Wednesday, July 13, 2022

Discipled Through Books

John Denver says this in one of his songs:

   “I guess growing isn't hard to do

    Just stand against the wall

    Once I was just two feet high

    Today I'm six feet tall”

“Growing isn’t hard to do,” because physical growth just happens over time. We don’t have to think about it or do anything to bring it about. But spiritual growth is completely different and requires an intentional effort. I really struggled with this as a new Christian. I hadn’t grown up in the church, so the idea of spiritual growth was new to I me. And, to complicate things further, almost immediately after becoming a Christian I entered the US Navy.

Boot camp was a struggle for me as a new believer, because not only did I have no understanding of how to grow, I had no resources to make use of apart from the weekly worship services, which turned out to be very helpful (although the drill instructors reminded us as we left to attend church, “your soul may belong to Jesus, but don’t forget that your ass belongs to Uncle Sam”).

After boot camp I started damage control school at Treasure Island in San Francisco. Since I had become a Christian partly under the influence of the book Run, Baby, Run, by Nicky Cruz, I looked up the address of Teen Challenge in San Francisco and took a bus out there for a visit, arriving unannounced one evening.

I don’t know what I was hoping to find there. The people I met at Teen Challenge seemed to be generally discouraged themselves, and they certainly didn’t have much of anything to offer me, although one of the guys warmly reminded me that Jesus is our hope and that I needed to find strength in Him. The problem was that I didn’t know how to go about doing this.

After damage control school I was being sent to shipfitting school in San Diego, but during my time at Treasure Island I often traveled home to attend the Christian Life Center in Santa Rosa.
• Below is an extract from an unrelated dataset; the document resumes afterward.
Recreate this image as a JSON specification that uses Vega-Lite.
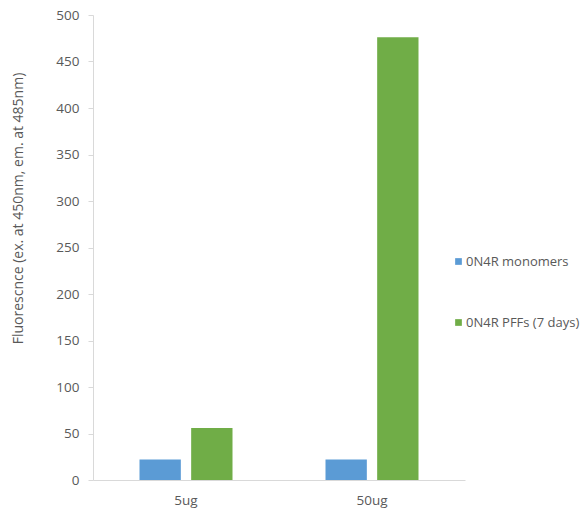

One Sunday a guy named Frank Hernandez told me that he and his associates, a group called Agape Force, were also going to be in San Diego, so I went looking for him shortly after arriving there.

What I had been looking for, both from Teen Challenge and from Frank Hernandez (who I was never able to find) was fellowship with older, more mature believers. And what I ended up doing was finding this, for the most part, in reading Christian books. This has been the driving force behind my reading in all the years since that time. I recently read this quote from George Verwer (who has been a major influence in my life): “I came to Jesus because of a praying woman, a gospel of John, and Billy Graham. I was discipled largely through life-changing books.”

I did later encounter other believers — George Verwer, for example — who were a great encouragement and help to me, but Christian books became, and continue to be, a mainstay in my Christian growth.